··· Given information

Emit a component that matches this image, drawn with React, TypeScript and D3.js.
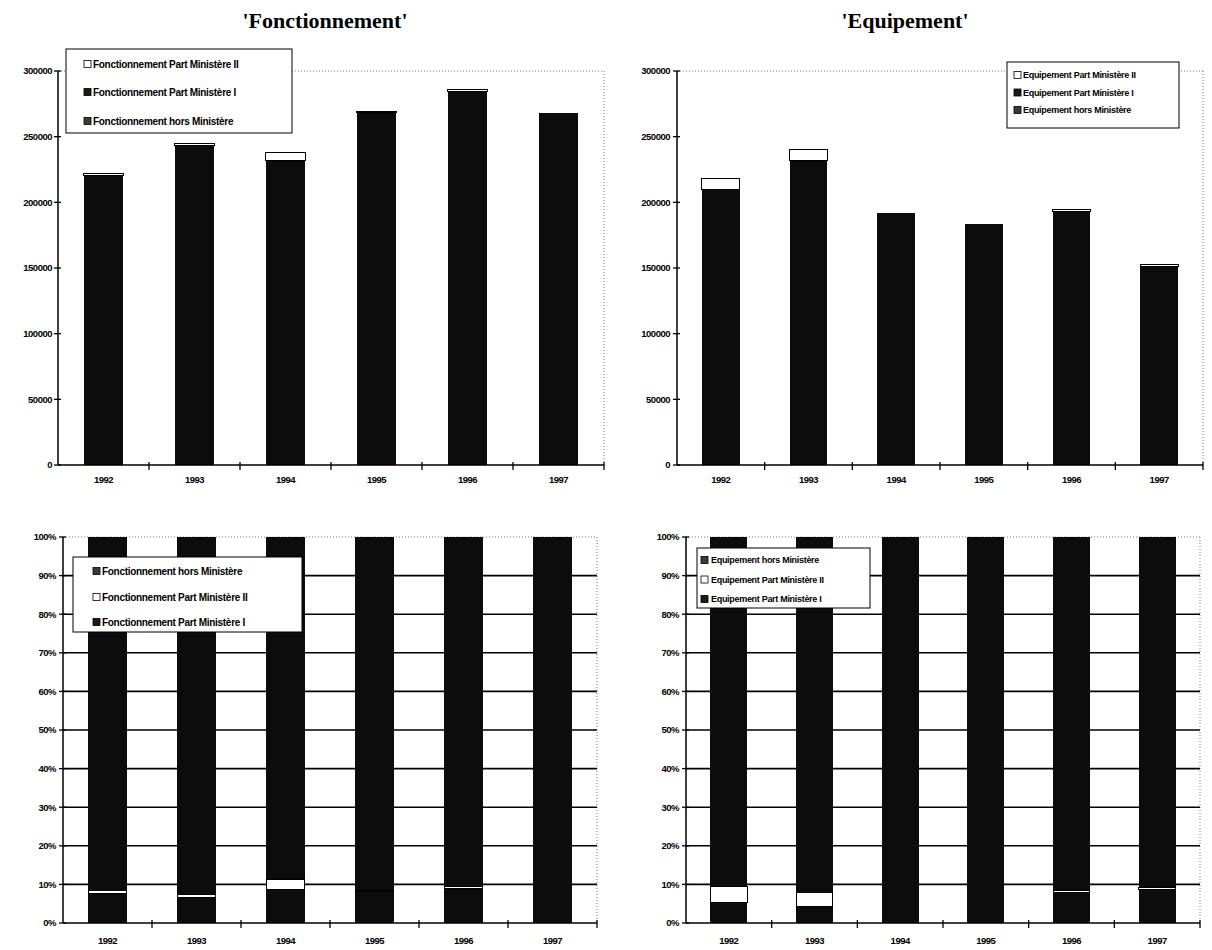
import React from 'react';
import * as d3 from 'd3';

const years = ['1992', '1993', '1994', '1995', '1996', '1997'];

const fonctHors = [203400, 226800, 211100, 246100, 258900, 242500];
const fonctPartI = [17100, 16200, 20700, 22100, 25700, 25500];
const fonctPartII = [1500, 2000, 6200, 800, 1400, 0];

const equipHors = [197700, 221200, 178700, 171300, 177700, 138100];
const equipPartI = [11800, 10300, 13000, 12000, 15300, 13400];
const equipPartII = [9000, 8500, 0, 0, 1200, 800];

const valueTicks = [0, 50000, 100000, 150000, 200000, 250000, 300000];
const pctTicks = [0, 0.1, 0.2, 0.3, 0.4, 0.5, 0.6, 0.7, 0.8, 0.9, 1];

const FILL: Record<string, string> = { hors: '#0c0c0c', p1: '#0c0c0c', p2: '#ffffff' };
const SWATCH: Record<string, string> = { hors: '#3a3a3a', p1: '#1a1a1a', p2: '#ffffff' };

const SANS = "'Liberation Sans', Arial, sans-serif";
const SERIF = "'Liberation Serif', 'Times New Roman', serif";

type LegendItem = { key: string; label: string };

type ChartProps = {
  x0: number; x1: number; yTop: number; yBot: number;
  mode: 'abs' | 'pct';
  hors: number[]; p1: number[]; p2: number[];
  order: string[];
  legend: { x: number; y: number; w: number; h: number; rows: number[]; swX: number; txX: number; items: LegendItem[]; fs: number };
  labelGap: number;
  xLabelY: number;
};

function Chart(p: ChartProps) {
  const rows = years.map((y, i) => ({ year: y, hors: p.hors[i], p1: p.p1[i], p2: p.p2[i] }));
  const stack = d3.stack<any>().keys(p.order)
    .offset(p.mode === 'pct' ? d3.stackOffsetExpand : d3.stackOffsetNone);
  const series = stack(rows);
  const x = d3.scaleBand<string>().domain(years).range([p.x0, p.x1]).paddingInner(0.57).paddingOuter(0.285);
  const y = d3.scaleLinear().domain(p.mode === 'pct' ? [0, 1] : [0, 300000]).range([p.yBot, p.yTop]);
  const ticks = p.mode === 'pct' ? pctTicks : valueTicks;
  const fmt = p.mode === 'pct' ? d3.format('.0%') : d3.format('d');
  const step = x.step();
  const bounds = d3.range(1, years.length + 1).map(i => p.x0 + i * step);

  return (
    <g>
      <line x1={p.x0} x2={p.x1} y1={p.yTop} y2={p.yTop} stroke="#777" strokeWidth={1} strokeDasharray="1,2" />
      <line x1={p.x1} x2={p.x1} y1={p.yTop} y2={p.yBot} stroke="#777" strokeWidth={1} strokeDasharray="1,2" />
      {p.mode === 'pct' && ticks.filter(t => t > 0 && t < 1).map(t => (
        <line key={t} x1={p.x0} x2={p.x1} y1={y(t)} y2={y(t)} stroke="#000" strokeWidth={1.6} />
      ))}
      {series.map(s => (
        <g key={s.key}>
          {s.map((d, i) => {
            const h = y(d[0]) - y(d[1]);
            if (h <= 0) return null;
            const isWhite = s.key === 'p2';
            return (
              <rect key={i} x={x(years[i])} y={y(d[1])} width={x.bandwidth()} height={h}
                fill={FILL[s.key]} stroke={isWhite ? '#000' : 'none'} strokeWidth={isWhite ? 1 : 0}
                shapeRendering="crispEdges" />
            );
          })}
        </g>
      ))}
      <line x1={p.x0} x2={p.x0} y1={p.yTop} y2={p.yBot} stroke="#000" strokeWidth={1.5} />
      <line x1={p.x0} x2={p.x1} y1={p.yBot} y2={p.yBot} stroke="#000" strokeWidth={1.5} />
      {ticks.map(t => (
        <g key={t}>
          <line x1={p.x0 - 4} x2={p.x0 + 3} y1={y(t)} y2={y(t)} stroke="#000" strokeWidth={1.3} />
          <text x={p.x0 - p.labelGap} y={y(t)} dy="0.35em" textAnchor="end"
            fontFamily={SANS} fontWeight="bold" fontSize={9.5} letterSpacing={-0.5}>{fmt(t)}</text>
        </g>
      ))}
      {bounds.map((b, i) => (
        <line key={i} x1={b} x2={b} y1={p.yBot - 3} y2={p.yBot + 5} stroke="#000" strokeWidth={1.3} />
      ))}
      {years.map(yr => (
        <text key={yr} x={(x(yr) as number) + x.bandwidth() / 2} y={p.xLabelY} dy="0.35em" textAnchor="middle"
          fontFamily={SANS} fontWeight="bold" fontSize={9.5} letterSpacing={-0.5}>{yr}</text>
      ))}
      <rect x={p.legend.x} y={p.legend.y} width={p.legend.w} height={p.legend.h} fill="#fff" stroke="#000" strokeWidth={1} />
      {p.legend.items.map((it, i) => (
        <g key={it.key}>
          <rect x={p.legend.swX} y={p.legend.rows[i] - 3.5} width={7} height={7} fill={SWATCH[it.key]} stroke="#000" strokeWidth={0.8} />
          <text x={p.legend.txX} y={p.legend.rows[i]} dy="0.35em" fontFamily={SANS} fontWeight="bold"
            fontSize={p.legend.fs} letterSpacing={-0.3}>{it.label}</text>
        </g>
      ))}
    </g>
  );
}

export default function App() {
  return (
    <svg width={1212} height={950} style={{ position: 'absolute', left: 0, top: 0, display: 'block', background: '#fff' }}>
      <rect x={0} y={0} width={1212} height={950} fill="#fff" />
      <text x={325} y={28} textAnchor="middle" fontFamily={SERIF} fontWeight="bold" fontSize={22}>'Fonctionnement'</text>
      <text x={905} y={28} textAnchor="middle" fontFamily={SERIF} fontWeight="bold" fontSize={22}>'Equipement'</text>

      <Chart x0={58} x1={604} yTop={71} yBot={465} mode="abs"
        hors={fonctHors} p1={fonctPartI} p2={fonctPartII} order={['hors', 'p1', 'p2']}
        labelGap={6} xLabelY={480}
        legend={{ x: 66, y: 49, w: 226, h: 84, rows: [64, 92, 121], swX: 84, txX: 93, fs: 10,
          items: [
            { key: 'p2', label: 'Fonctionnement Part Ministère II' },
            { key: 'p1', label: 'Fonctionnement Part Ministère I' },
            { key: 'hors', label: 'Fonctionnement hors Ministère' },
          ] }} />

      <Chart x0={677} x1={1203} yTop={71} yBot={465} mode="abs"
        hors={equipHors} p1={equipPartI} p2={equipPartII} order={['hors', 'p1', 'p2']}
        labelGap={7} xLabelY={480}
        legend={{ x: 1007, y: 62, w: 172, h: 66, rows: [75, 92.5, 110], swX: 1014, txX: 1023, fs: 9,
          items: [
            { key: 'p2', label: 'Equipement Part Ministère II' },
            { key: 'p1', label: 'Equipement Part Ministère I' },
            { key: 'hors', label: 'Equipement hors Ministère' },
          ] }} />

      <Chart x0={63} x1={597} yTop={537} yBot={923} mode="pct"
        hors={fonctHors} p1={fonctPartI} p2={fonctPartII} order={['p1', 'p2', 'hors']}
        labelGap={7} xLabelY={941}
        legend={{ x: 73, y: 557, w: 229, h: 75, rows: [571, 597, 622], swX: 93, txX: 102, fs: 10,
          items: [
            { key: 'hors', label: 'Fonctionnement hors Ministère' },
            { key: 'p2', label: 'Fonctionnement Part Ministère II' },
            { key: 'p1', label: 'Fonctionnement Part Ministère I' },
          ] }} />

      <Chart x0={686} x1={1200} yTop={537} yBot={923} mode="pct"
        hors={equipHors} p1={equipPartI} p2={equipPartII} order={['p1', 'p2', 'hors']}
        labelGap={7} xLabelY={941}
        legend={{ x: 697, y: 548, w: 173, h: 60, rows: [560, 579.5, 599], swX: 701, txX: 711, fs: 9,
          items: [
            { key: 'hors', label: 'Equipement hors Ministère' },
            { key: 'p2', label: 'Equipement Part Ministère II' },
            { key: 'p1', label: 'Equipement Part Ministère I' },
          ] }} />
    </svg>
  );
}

······

Task directions: Pictures are excluded: retype only the lines from the beginning of the listing above through the line with "const fonctPartII = [1500, 2000, 6200, 800, 1400, 0];", both included.

Response to the task:
Emit a component that matches this image, drawn with React, TypeScript and D3.js.
import React from 'react';
import * as d3 from 'd3';

const years = ['1992', '1993', '1994', '1995', '1996', '1997'];

const fonctHors = [203400, 226800, 211100, 246100, 258900, 242500];
const fonctPartI = [17100, 16200, 20700, 22100, 25700, 25500];
const fonctPartII = [1500, 2000, 6200, 800, 1400, 0];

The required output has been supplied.